#### Goal
Set down the data below from its first line to the line holding "const tickIcon = 'path://M0,8", inclusive; omit all pictures.

□ □ □ □

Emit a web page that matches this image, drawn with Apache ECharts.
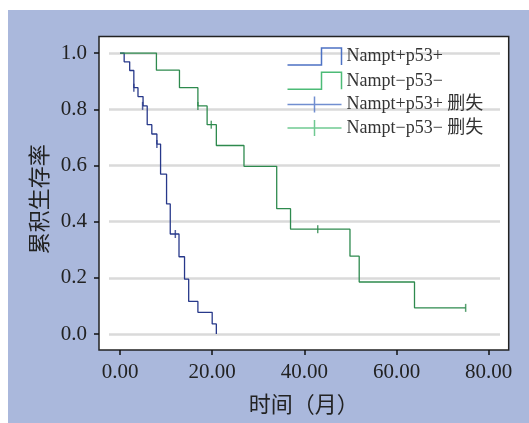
<!DOCTYPE html>
<html>
<head>
<meta charset="utf-8">
<script src="https://cdn.jsdelivr.net/npm/echarts@6/dist/echarts.min.js"></script>
<style>
  html, body { margin: 0; padding: 0; background: #fff; }
  .panel { position: absolute; left: 8px; top: 10px; width: 521px; height: 413px; background: #aab8dc; }
  #chart { position: absolute; left: 0; top: 0; width: 529px; height: 423px; }
</style>
</head>
<body>
<div class="panel"></div>
<div id="chart"></div>
<script>
// KM 曲线数据 [月, 累积生存率]
const posSurv = [[0, 1], [0.9, 0.969], [2.1, 0.938], [3.0, 0.877], [3.9, 0.845], [5.0, 0.812],
  [5.9, 0.745], [6.9, 0.712], [8.0, 0.676], [8.8, 0.569], [10.1, 0.463], [10.9, 0.356],
  [12.8, 0.275], [14.0, 0.195], [14.9, 0.116], [16.9, 0.077], [20.0, 0.036], [20.9, 0]];
const negSurv = [[0, 1], [7.9, 0.939], [12.9, 0.877], [16.9, 0.812], [18.9, 0.745], [20.9, 0.671],
  [26.9, 0.597], [34.0, 0.446], [37.0, 0.373], [49.9, 0.277], [51.9, 0.185], [63.9, 0.093], [75.0, 0.093]];
// 删失点
const posCensor = [[3.0, 0.877], [4.9, 0.812], [8.0, 0.676], [12.0, 0.356]];
const negCensor = [[16.9, 0.812], [19.8, 0.745], [42.9, 0.373], [75.0, 0.093]];

const xTicks = [0, 20, 40, 60, 80];
const yTicks = [0, 0.2, 0.4, 0.6, 0.8, 1.0];
const names = ['Nampt+p53+', 'Nampt\u2212p53\u2212', 'Nampt+p53+ 删失', 'Nampt\u2212p53\u2212 删失'];

const blue = '#27388a', green = '#2e8a4e';
const blueLeg = '#4d72c4', greenLeg = '#4cbb77';
const serif = '"Liberation Serif", "Noto Sans CJK SC", serif';

const stepIcon = 'path://M0,17 L34,17 L34,0 L54,0 L54,17';
const tickIcon = 'path://M0,8 L54,8 M27,0 L27,16';

const chart = echarts.init(document.getElementById('chart'));
chart.setOption({
  animation: false,
  grid: {
    left: 99, top: 36.5, right: 20.3, bottom: 73,
    show: true, backgroundColor: '#fff', borderColor: '#222', borderWidth: 1.5
  },
  legend: {
    orient: 'vertical', left: 280, top: 40.5,
    itemWidth: 54, itemHeight: 17, itemGap: 2.3,
    textStyle: { fontFamily: serif, fontSize: 18, color: '#333' },
    data: [
      { name: names[0], icon: stepIcon, itemStyle: { color: 'none', borderColor: blueLeg, borderWidth: 1.5 } },
      { name: names[1], icon: stepIcon, itemStyle: { color: 'none', borderColor: greenLeg, borderWidth: 1.5 } },
      { name: names[2], icon: tickIcon, itemStyle: { color: 'none', borderColor: blueLeg, borderWidth: 1.5 } },
      { name: names[3], icon: tickIcon, itemStyle: { color: 'none', borderColor: greenLeg, borderWidth: 1.5 } }
    ]
  },
  xAxis: {
    type: 'value', min: -4.56, max: 84.34,
    name: '时间（月）', nameLocation: 'middle', nameGap: 43,
    nameTextStyle: { fontFamily: '"Noto Sans CJK SC"', fontSize: 22, color: '#222' },
    axisLine: { show: false, onZero: false },
    axisTick: { show: true, customValues: xTicks, length: 5, lineStyle: { color: '#111', width: 1.5 } },
    axisLabel: {
      customValues: xTicks, margin: 12, fontFamily: serif, fontSize: 21, color: '#222',
      formatter: v => v.toFixed(2)
    },
    splitLine: { show: false }
  },
  yAxis: {
    type: 'value', min: -0.057, max: 1.059,
    name: '累积生存率', nameLocation: 'middle', nameGap: 48,
    nameTextStyle: { fontFamily: '"Noto Sans CJK SC"', fontSize: 22, color: '#222', padding: [0, 12, 0, 0] },
    axisLine: { show: false, onZero: false },
    axisTick: { show: true, customValues: yTicks, length: 5, lineStyle: { color: '#111', width: 1.5 } },
    axisLabel: {
      customValues: yTicks, margin: 12, fontFamily: serif, fontSize: 21, color: '#222',
      formatter: v => v.toFixed(1)
    },
    splitLine: { show: false }
  },
  series: [
    {
      name: names[0], type: 'line', step: 'end', data: posSurv, showSymbol: false,
      lineStyle: { color: blue, width: 1.3 }, itemStyle: { color: blue }, z: 3
    },
    {
      name: names[1], type: 'line', step: 'end', data: negSurv, showSymbol: false,
      lineStyle: { color: green, width: 1.3 }, itemStyle: { color: green }, z: 3,
      markLine: {
        silent: true, symbol: ['none', 'none'], z: 1, label: { show: false },
        lineStyle: { color: '#dadada', width: 2.5, type: 'solid' },
        data: yTicks.map(v => [{ coord: [-2.39, v] }, { coord: [82.45, v] }])
      }
    },
    {
      name: names[2], type: 'scatter', data: posCensor, symbol: 'rect', symbolSize: [1.5, 8],
      itemStyle: { color: blue }, z: 4
    },
    {
      name: names[3], type: 'scatter', data: negCensor, symbol: 'rect', symbolSize: [1.5, 8],
      itemStyle: { color: green }, z: 4
    }
  ]
});
</script>
</body>
</html>
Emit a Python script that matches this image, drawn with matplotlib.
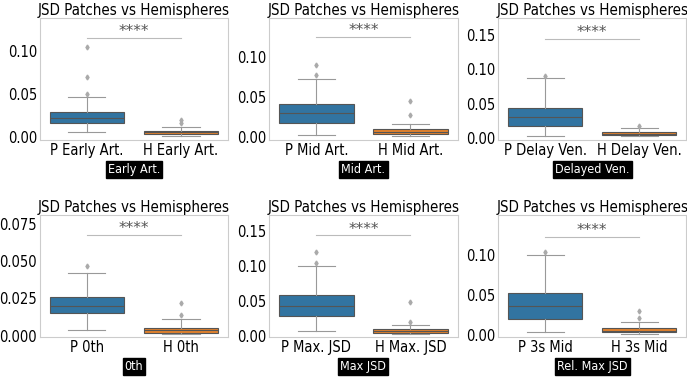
import matplotlib.pyplot as plt

# panel info
tick_names = [["P Early Art.", "H Early Art."], ["P Mid Art.", "H Mid Art."],
              ["P Delay Ven.", "H Delay Ven."], ["P 0th", "H 0th"],
              ["P Max. JSD", "H Max. JSD"], ["P 3s Mid", "H 3s Mid"]]
panel_labels = ["Early Art.", "Mid Art.", "Delayed Ven.", "0th", "Max JSD", "Rel. Max JSD"]

# box stats per panel: [patches, hemispheres]
q1 = [[0.017, 0.004], [0.018, 0.004], [0.018, 0.004], [0.015, 0.002], [0.028, 0.004], [0.020, 0.004]]
med = [[0.022, 0.006], [0.030, 0.007], [0.030, 0.006], [0.020, 0.004], [0.042, 0.006], [0.036, 0.006]]
q3 = [[0.029, 0.007], [0.041, 0.010], [0.043, 0.008], [0.026, 0.005], [0.058, 0.009], [0.052, 0.009]]
whislo = [[0.006, 0.002], [0.003, 0.002], [0.003, 0.002], [0.004, 0.001], [0.007, 0.002], [0.004, 0.002]]
whishi = [[0.047, 0.012], [0.072, 0.017], [0.087, 0.015], [0.042, 0.011], [0.100, 0.016], [0.100, 0.017]]
fliers = [[[0.05, 0.07, 0.105], [0.016, 0.020]],
          [[0.078, 0.090], [0.028, 0.045]],
          [[0.090], [0.017]],
          [[0.047], [0.014, 0.022]],
          [[0.105, 0.12], [0.020, 0.048]],
          [[0.104], [0.021, 0.030]]]
ylims = [(-0.003, 0.138), (-0.003, 0.148), (-0.003, 0.175),
         (-0.001, 0.081), (-0.002, 0.173), (-0.002, 0.149)]
sig_y = [0.115, 0.125, 0.145, 0.068, 0.144, 0.122]
yticks = [[0, 0.05, 0.10], [0, 0.05, 0.10], [0, 0.05, 0.10, 0.15],
          [0, 0.025, 0.05, 0.075], [0, 0.05, 0.10, 0.15], [0, 0.05, 0.10]]

colors = ["#3274a1", "#e1812c"]

fig = plt.figure(figsize=(6.87, 3.77), dpi=100)
lefts = [0.058, 0.392, 0.725]
bottoms = [0.629, 0.106]
axes = []
for b in bottoms:
    for l in lefts:
        axes.append(fig.add_axes([l, b, 0.274, 0.323]))

for i, ax in enumerate(axes):
    stats = []
    for j in range(2):
        stats.append(dict(q1=q1[i][j], med=med[i][j], q3=q3[i][j],
                          whislo=whislo[i][j], whishi=whishi[i][j],
                          fliers=fliers[i][j], label=tick_names[i][j]))
    bp = ax.bxp(stats, positions=[0, 1], widths=0.79, patch_artist=True,
                boxprops=dict(linewidth=0.8, edgecolor="#555555"),
                medianprops=dict(color="#555555", linewidth=0.8),
                whiskerprops=dict(color="#999999", linewidth=0.8),
                capprops=dict(color="#999999", linewidth=0.8),
                flierprops=dict(marker="d", markersize=2.5, markerfacecolor="#aaaaaa",
                                markeredgecolor="#aaaaaa"))
    for patch, c in zip(bp["boxes"], colors):
        patch.set_facecolor(c)
    ax.plot([0, 1], [sig_y[i], sig_y[i]], color="#bbbbbb", lw=0.8)
    ax.annotate("****", (0.5, sig_y[i]), xytext=(0, -1), textcoords="offset points",
                ha="center", va="bottom", fontsize=11, color="#555555")
    ax.set_xlim(-0.5, 1.5)
    ax.set_ylim(ylims[i])
    ax.set_yticks(yticks[i])
    if i == 3:
        ax.set_yticklabels(["0.000", "0.025", "0.050", "0.075"])
    ax.set_title("JSD Patches vs Hemispheres", fontsize=10.8, fontstretch="condensed", pad=1)
    ax.tick_params(labelsize=10.5, length=0, pad=2)
    for lab in ax.get_xticklabels() + ax.get_yticklabels():
        lab.set_fontstretch("condensed")
    for s in ax.spines.values():
        s.set_color("#cccccc")
    ax.set_xlabel(panel_labels[i], fontsize=9, color="white", labelpad=4,
                  fontstretch="condensed",
                  bbox=dict(facecolor="black", edgecolor="black", pad=1.5))

fig.savefig("out.png")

□ □ □ □

#### Problem solution
Emit a web page that matches this image, drawn with Apache ECharts.
<!DOCTYPE html>
<html>
<head>
<meta charset="utf-8">
<script src="https://cdn.jsdelivr.net/npm/echarts@6/dist/echarts.min.js"></script>
<style>
  html, body { margin: 0; padding: 0; background: #fff; }
  .panel { position: absolute; left: 8px; top: 10px; width: 521px; height: 413px; background: #aab8dc; }
  #chart { position: absolute; left: 0; top: 0; width: 529px; height: 423px; }
</style>
</head>
<body>
<div class="panel"></div>
<div id="chart"></div>
<script>
// KM 曲线数据 [月, 累积生存率]
const posSurv = [[0, 1], [0.9, 0.969], [2.1, 0.938], [3.0, 0.877], [3.9, 0.845], [5.0, 0.812],
  [5.9, 0.745], [6.9, 0.712], [8.0, 0.676], [8.8, 0.569], [10.1, 0.463], [10.9, 0.356],
  [12.8, 0.275], [14.0, 0.195], [14.9, 0.116], [16.9, 0.077], [20.0, 0.036], [20.9, 0]];
const negSurv = [[0, 1], [7.9, 0.939], [12.9, 0.877], [16.9, 0.812], [18.9, 0.745], [20.9, 0.671],
  [26.9, 0.597], [34.0, 0.446], [37.0, 0.373], [49.9, 0.277], [51.9, 0.185], [63.9, 0.093], [75.0, 0.093]];
// 删失点
const posCensor = [[3.0, 0.877], [4.9, 0.812], [8.0, 0.676], [12.0, 0.356]];
const negCensor = [[16.9, 0.812], [19.8, 0.745], [42.9, 0.373], [75.0, 0.093]];

const xTicks = [0, 20, 40, 60, 80];
const yTicks = [0, 0.2, 0.4, 0.6, 0.8, 1.0];
const names = ['Nampt+p53+', 'Nampt\u2212p53\u2212', 'Nampt+p53+ 删失', 'Nampt\u2212p53\u2212 删失'];

const blue = '#27388a', green = '#2e8a4e';
const blueLeg = '#4d72c4', greenLeg = '#4cbb77';
const serif = '"Liberation Serif", "Noto Sans CJK SC", serif';

const stepIcon = 'path://M0,17 L34,17 L34,0 L54,0 L54,17';
const tickIcon = 'path://M0,8 L54,8 M27,0 L27,16';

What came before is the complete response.